Raw records.
[START]
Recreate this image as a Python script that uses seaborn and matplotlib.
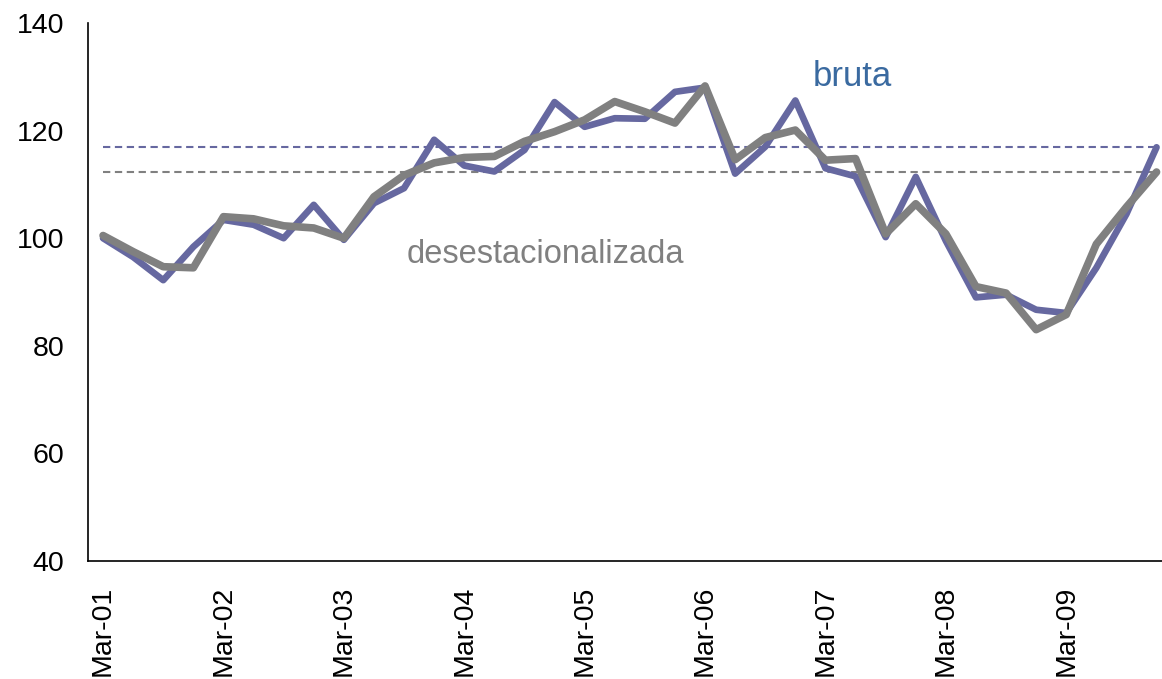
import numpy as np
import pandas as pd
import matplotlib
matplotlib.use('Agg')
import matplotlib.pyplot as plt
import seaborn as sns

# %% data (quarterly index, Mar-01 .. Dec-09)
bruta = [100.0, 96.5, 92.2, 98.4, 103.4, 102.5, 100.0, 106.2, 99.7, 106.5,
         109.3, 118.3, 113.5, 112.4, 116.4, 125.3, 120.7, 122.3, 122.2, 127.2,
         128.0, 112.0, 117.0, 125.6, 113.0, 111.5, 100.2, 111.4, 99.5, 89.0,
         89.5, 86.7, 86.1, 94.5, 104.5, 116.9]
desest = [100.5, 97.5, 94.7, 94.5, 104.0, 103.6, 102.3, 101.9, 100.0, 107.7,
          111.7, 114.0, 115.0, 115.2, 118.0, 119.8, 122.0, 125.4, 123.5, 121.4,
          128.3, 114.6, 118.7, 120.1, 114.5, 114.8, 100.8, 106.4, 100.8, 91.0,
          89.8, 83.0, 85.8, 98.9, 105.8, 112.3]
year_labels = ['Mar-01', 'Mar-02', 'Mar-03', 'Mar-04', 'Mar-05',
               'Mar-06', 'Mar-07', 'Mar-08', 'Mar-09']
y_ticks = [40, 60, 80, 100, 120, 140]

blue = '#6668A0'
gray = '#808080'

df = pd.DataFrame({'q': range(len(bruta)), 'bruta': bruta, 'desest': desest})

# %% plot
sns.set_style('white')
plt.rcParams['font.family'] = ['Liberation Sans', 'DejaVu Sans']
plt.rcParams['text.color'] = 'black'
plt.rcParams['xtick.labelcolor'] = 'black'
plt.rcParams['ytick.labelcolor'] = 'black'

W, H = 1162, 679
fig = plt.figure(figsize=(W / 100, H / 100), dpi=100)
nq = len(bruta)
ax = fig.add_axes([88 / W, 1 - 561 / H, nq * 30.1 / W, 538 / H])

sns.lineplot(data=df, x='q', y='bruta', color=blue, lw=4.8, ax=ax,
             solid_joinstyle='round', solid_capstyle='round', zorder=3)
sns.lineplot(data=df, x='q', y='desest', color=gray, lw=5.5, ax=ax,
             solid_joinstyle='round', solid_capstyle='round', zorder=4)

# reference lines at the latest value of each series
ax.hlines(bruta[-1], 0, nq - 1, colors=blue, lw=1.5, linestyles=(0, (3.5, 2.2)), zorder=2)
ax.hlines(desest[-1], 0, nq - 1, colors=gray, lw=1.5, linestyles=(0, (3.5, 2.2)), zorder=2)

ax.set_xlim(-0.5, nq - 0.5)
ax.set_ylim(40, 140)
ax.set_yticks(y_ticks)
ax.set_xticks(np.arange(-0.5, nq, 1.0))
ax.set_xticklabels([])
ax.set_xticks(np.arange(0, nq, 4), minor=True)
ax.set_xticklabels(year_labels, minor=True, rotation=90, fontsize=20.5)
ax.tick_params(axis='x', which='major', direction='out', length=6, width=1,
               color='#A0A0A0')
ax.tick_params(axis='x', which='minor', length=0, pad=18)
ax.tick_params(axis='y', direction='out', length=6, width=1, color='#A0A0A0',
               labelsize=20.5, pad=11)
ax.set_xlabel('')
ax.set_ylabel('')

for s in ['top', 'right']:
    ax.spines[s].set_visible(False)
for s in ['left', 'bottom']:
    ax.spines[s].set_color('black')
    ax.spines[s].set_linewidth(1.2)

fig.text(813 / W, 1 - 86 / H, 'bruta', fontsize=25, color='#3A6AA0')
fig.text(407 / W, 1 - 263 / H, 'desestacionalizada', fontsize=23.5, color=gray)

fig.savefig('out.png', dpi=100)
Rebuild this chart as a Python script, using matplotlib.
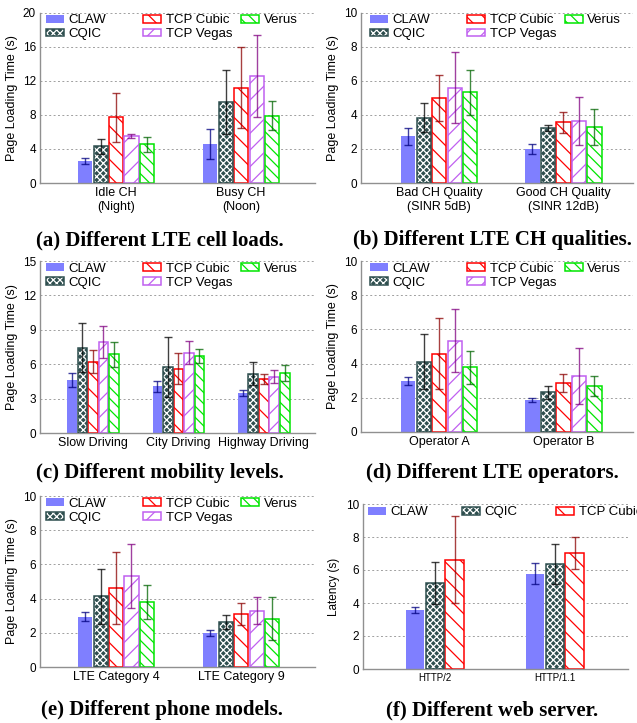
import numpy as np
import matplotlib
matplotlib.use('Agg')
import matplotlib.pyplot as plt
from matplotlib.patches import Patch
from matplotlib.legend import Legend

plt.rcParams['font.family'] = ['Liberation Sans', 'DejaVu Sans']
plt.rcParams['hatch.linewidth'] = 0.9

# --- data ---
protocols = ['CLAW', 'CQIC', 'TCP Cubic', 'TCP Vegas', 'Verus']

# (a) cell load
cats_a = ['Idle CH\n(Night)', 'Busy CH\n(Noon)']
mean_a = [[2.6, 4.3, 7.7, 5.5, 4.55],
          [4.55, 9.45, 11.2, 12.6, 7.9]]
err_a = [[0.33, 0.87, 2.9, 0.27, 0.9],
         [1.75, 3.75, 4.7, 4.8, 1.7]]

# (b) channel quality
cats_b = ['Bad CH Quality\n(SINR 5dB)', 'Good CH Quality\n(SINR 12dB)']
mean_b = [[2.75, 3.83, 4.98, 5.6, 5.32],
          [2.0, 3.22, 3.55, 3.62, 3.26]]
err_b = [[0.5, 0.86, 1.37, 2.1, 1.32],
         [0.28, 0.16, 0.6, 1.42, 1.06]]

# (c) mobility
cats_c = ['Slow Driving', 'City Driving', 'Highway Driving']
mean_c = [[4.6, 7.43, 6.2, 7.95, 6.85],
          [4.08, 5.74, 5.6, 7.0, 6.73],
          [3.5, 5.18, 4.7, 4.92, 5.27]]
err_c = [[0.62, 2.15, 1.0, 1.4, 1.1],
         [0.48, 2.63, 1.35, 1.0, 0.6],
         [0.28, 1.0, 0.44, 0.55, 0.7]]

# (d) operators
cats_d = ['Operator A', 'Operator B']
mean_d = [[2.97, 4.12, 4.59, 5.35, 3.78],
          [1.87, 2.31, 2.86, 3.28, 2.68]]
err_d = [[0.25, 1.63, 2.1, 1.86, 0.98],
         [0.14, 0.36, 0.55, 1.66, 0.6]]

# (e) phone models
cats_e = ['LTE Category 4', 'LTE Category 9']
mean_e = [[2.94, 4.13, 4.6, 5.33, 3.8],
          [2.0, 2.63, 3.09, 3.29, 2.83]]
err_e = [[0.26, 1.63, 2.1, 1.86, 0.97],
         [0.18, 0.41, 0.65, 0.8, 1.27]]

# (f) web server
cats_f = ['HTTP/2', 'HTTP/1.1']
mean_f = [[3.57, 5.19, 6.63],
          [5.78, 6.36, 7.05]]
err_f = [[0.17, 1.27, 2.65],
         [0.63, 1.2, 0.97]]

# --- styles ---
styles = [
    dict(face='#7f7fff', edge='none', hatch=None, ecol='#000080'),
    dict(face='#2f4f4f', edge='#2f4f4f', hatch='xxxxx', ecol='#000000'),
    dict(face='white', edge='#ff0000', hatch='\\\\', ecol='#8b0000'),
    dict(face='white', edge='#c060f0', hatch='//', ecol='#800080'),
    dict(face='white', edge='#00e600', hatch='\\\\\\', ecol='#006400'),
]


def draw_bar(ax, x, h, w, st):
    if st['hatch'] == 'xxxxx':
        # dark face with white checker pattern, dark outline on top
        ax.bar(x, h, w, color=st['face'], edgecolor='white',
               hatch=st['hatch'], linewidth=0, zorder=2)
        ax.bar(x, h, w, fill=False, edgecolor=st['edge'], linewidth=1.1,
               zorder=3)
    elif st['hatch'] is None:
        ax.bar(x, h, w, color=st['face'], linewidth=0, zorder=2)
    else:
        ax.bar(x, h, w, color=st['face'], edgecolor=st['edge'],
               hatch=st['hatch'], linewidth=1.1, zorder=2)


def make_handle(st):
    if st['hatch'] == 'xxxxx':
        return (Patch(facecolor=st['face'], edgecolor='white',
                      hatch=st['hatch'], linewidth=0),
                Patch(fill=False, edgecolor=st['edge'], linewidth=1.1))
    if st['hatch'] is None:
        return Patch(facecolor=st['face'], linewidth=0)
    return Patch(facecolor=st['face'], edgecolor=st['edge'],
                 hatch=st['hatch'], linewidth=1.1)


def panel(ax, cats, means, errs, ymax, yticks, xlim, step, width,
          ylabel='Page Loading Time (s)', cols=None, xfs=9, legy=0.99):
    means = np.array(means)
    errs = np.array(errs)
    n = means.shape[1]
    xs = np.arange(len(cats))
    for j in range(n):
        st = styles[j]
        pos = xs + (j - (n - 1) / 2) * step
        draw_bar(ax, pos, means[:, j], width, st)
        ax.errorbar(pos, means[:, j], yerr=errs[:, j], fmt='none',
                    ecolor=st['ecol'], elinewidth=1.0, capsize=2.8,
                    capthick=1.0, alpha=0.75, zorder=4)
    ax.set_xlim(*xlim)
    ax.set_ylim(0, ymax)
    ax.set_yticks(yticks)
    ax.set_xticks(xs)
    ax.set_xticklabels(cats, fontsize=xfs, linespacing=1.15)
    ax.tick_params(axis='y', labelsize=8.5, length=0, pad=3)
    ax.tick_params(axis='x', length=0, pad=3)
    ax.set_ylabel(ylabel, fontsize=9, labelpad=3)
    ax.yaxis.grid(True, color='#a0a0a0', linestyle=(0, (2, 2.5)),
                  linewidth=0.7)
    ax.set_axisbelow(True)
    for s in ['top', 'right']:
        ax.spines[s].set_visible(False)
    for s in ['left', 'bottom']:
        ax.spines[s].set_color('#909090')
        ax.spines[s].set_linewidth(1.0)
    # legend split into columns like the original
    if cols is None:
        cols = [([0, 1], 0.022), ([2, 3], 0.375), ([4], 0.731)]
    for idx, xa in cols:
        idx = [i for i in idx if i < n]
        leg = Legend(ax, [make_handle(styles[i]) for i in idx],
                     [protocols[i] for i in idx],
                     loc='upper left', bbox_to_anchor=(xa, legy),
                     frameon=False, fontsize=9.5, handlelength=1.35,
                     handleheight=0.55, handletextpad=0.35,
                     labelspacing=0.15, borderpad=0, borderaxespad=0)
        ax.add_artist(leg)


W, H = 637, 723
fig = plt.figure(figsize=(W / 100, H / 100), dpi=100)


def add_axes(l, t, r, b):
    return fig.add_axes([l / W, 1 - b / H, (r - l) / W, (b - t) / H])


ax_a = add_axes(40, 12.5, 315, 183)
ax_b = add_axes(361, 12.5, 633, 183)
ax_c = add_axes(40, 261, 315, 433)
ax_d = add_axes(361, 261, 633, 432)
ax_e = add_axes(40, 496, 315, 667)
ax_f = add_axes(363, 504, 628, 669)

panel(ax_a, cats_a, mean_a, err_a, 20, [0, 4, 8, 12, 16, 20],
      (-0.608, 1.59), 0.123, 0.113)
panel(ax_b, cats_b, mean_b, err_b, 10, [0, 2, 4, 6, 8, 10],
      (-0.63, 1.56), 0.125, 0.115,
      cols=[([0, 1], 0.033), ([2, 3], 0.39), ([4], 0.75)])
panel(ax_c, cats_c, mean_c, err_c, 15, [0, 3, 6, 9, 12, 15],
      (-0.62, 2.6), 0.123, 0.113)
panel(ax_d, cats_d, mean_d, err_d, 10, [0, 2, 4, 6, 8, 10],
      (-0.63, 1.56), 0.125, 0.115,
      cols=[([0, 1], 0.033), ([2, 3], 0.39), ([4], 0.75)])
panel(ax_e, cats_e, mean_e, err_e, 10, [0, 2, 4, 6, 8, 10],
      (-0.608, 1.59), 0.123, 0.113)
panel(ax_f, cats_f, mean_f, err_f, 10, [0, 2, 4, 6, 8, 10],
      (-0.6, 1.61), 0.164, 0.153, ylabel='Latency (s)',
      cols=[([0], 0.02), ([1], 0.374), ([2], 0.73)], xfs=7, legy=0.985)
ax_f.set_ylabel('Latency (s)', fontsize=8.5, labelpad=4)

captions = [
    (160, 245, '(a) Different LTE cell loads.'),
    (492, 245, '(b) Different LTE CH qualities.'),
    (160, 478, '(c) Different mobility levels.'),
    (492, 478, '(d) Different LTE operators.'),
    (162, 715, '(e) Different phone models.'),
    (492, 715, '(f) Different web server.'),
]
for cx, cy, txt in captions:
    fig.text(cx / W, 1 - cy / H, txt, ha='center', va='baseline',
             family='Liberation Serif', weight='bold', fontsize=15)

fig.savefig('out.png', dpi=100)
[END]
Written request. From the opening line of the listing above through the line bearing "import seaborn as sns", repeat each line exactly. Drop every picture.

Worked solution.
Recreate this image as a Python script that uses seaborn and matplotlib.
import numpy as np
import pandas as pd
import matplotlib
matplotlib.use('Agg')
import matplotlib.pyplot as plt
import seaborn as sns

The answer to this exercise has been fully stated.